SYDNEY (Reuters) - Rio Tinto (RIO.AX) (RIO.L) reported worse-than-expected falls in iron ore, copper and coal production in the first quarter after it was hit by bad weather, knocking the global miner’s shares lower on Tuesday.
Rio, the world’s second biggest producer of iron ore after Vale VALE5.SA and a key supplier to the Chinese steel sector, said Iron ore output dropped 11 percent in the March quarter from the previous three months, with cyclones hampering production and shipments in the southern hemisphere summer.
The world no.3 miner’s outlook for copper production for the full year also came in weaker than expected. Rio’s London-listed shares (RIO.L) fell 1.5 percent in early trading.
“We were expecting it to be weak, but suffice to say in summary, it’s come through weaker than we would have thought,” said UBS analyst Glyn Lawcock.
Rio Tinto gave no detailed commentary on demand, but there have been market concerns that commodity imports by China will drop off this year in step with slowing industrial growth.
Global stock markets fell last month when BHP said it was seeing signs of flattening Chinese demand for iron ore.
China is the single-largest buyer of Australian iron ore, and Rio Tinto remains committed to a massive expansion of its iron ore operations in the Pilbara in Western Australia, where it expects to be producing at 283 million metric tonnes a year in the second half of 2013.
It won approval on Tuesday to go ahead with investing more than $300 million to expand the town of Wickham in the Pilbara to support its mine plans.
Heavy rain and two early-season cyclones drenched Rio Tinto’s Paraburdoo mines during the first quarter of 2012, while high sea swells generated by cyclones disrupted freighter movements at the ports of Dampier and Cape Lambert, used by Rio to ship all its Australian ore.
Its coal mines in Queensland and New South Wales were also drenched, knocking hard coking coal output down 35 percent to 1.7 million metric tonnes.
The impact of the bad weather was not as bad as last year, which led the company to say it had a “solid” first quarter, with increases in output from a year earlier.
Rio Tinto’s Australian-listed shares, which had been trading higher ahead of the production report, fell nearly 1 percent after the release and closed down 0.8 percent at A$64.70. The broader market fell 0.3 percent.
Rival BHP’s shares fell 0.5 percent.
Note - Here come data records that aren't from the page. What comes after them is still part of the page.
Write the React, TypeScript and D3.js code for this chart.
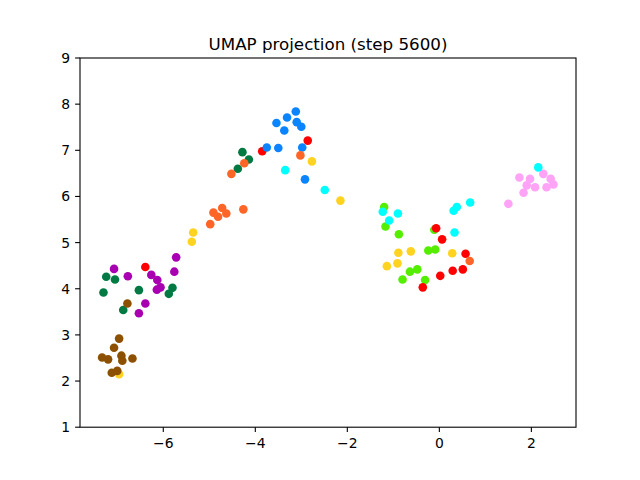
import React from "react";
import * as d3 from "d3";

const TITLE = "UMAP projection (step 5600)";
const X_TICKS = [-6, -4, -2, 0, 2];
const Y_TICKS = [1, 2, 3, 4, 5, 6, 7, 8, 9];
const X_DOMAIN = [-7.81, 2.97];
const Y_DOMAIN = [1, 9];

const purple: [number, number][] = [
  [-5.72, 4.68], [-7.07, 4.43], [-6.77, 4.27], [-6.26, 4.3], [-5.76, 4.37],
  [-6.13, 4.19], [-6.06, 4.03], [-6.14, 3.98], [-6.39, 3.68], [-6.53, 3.47],
];
const yellow: [number, number][] = [
  [-2.77, 6.76], [-2.15, 5.91], [-5.35, 5.22], [-5.38, 5.02], [-6.96, 2.15],
  [-0.89, 4.78], [-0.62, 4.81], [0.28, 4.77], [-1.14, 4.49], [-0.91, 4.55],
];
const lime: [number, number][] = [
  [-1.2, 5.77], [-1.17, 5.35], [-0.88, 5.18], [-0.11, 5.28], [-0.24, 4.83],
  [-0.09, 4.85], [-0.64, 4.37], [-0.48, 4.42], [-0.8, 4.2], [-0.31, 4.19],
];
const red: [number, number][] = [
  [-6.39, 4.47], [-2.86, 7.21], [-3.85, 6.98], [-0.07, 5.31], [0.06, 5.07],
  [0.57, 4.76], [-0.36, 4.03], [0.02, 4.28], [0.29, 4.39], [0.51, 4.42],
];
const blue: [number, number][] = [
  [-3.12, 7.84], [-3.31, 7.71], [-3.54, 7.59], [-3.1, 7.61], [-3.0, 7.51],
  [-3.37, 7.43], [-2.98, 7.06], [-3.5, 7.05], [-3.75, 7.06], [-2.92, 6.37],
];
const pink: [number, number][] = [
  [1.74, 6.41], [1.97, 6.38], [2.26, 6.49], [2.42, 6.38], [2.48, 6.26],
  [2.33, 6.2], [2.08, 6.2], [1.9, 6.24], [1.83, 6.08], [1.5, 5.84],
];
const cyan: [number, number][] = [
  [-3.35, 6.57], [-2.49, 6.14], [-1.23, 5.67], [-0.9, 5.63], [-1.09, 5.48],
  [0.38, 5.77], [0.31, 5.69], [0.67, 5.87], [0.33, 5.22], [2.15, 6.63],
];
const green: [number, number][] = [
  [-7.24, 4.26], [-7.05, 4.2], [-7.3, 3.92], [-6.53, 3.97], [-5.8, 4.02],
  [-5.88, 3.89], [-6.87, 3.54], [-4.28, 6.96], [-4.14, 6.8], [-4.38, 6.6],
];
const orange: [number, number][] = [
  [-4.24, 6.72], [-4.52, 6.49], [-3.02, 6.89], [-4.26, 5.72], [-4.72, 5.75],
  [-4.91, 5.65], [-4.81, 5.56], [-4.63, 5.63], [-4.98, 5.4], [0.66, 4.6],
];
const brown: [number, number][] = [
  [-6.96, 2.92], [-7.07, 2.72], [-7.33, 2.51], [-7.2, 2.47], [-6.91, 2.55],
  [-6.89, 2.44], [-6.67, 2.49], [-7.12, 2.18], [-7.0, 2.22], [-6.78, 3.68],
];

const SERIES: { pts: [number, number][]; color: string }[] = [
  { pts: purple, color: "#a800b0" },
  { pts: yellow, color: "#ffd320" },
  { pts: lime, color: "#55ee00" },
  { pts: red, color: "#ff0000" },
  { pts: blue, color: "#0a84ff" },
  { pts: pink, color: "#ffa3f7" },
  { pts: cyan, color: "#00ffff" },
  { pts: green, color: "#007a42" },
  { pts: orange, color: "#ff6526" },
  { pts: brown, color: "#8c5000" },
];

export default function App() {
  const W = 640, H = 480;
  const left = 80, right = 576, top = 58, bottom = 427.2;
  const x = d3.scaleLinear().domain(X_DOMAIN).range([left, right]);
  const y = d3.scaleLinear().domain(Y_DOMAIN).range([bottom, top]);
  const fmt = d3.format("d");
  const font = "DejaVu Sans, sans-serif";
  return (
    <svg width={W} height={H} style={{ position: "absolute", left: 0, top: 0, background: "#fff" }}>
      <rect x={0} y={0} width={W} height={H} fill="#fff" />
      <text x={(left + right) / 2} y={49.5} textAnchor="middle" fontFamily={font} fontSize={16.7} fill="#000">
        {TITLE}
      </text>
      <g>
        {SERIES.map((s, i) => (
          <g key={i}>
            {s.pts.map((p, j) => (
              <circle key={j} cx={x(p[0])} cy={y(p[1])} r={4.3} fill={s.color} />
            ))}
          </g>
        ))}
      </g>
      <rect x={left} y={top} width={right - left} height={bottom - top} fill="none" stroke="#000" strokeWidth={1.1} />
      {X_TICKS.map((t) => (
        <g key={"x" + t}>
          <line x1={x(t)} x2={x(t)} y1={bottom} y2={bottom + 4.9} stroke="#000" strokeWidth={1.1} />
          <text x={x(t)} y={bottom + 20.5} textAnchor="middle" fontFamily={font} fontSize={13.9} fill="#000">
            {fmt(t)}
          </text>
        </g>
      ))}
      {Y_TICKS.map((t) => (
        <g key={"y" + t}>
          <line x1={left - 4.9} x2={left} y1={y(t)} y2={y(t)} stroke="#000" strokeWidth={1.1} />
          <text x={left - 9.8} y={y(t) + 5} textAnchor="end" fontFamily={font} fontSize={13.9} fill="#000">
            {fmt(t)}
          </text>
        </g>
      ))}
    </svg>
  );
}
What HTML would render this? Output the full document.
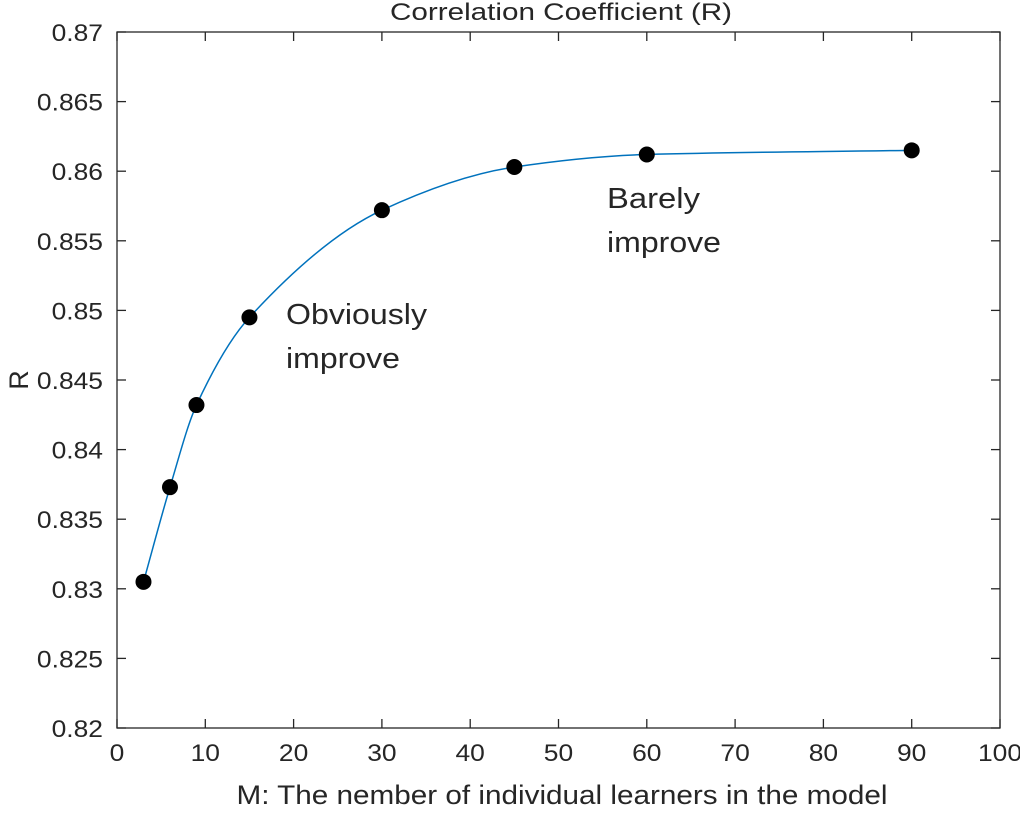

On top of cyclones and rain, BHP has also been hit by strikes at its Queensland coal mines, so analysts have been expecting a tougher quarter.
“BHP’s will probably be the same (as Rio), Fortescue’s will be the same, and they’ll all be a bit weak because the weather just wasn’t good,” said Hayden Bairstow, an analyst at CLSA.
Rio said its share of production from mines it owns outright and in joint ventures dropped to 45.6 million metric tonnes in the quarter versus 51.2 million tonnes in the previous quarter.
Analysts had been expecting output closer to 50 million metric tonnes.
Iron ore production on a 100 percent basis in the March quarter was 59 million metric tonnes versus 65 million in the previous quarter.
The shortfall has been helping shore up seaborne-traded iron ore prices despite slowing demand from China, the biggest buyer of Australian ore.
Mined copper output fell 13 percent to 119,500 metric tonnes against analysts’ forecasts of above 140,000 tonnes.
Rio forecast iron ore output for 2012 would rise to 250 million metric tonnes on a 100 percent basis, up from 244.6 million tonnes a year earlier.
Mined copper output is seen increasing to 600,000 metric tonnes, but that was more than 10 percent below some analysts’ forecasts.
In aluminum, where Rio Tinto is one of the world’s top producers, output fell to 854,000 metric tonnes from 961,000 tonnes in the previous quarter and tonnes in the year-ago period.
Rio signaled a major retreat from its aluminum business last October when it unveiled plans to sell 13 assets, including smelters and alumina refineries, only four years after buying aluminum giant Alcan in one of the sector’s biggest ever deals.
Aluminum prices have shed about a fifth of their value since touching a peak of $2,800 per metric tonne in May last year and analysts estimate about 30 percent of global aluminum operations are loss-making.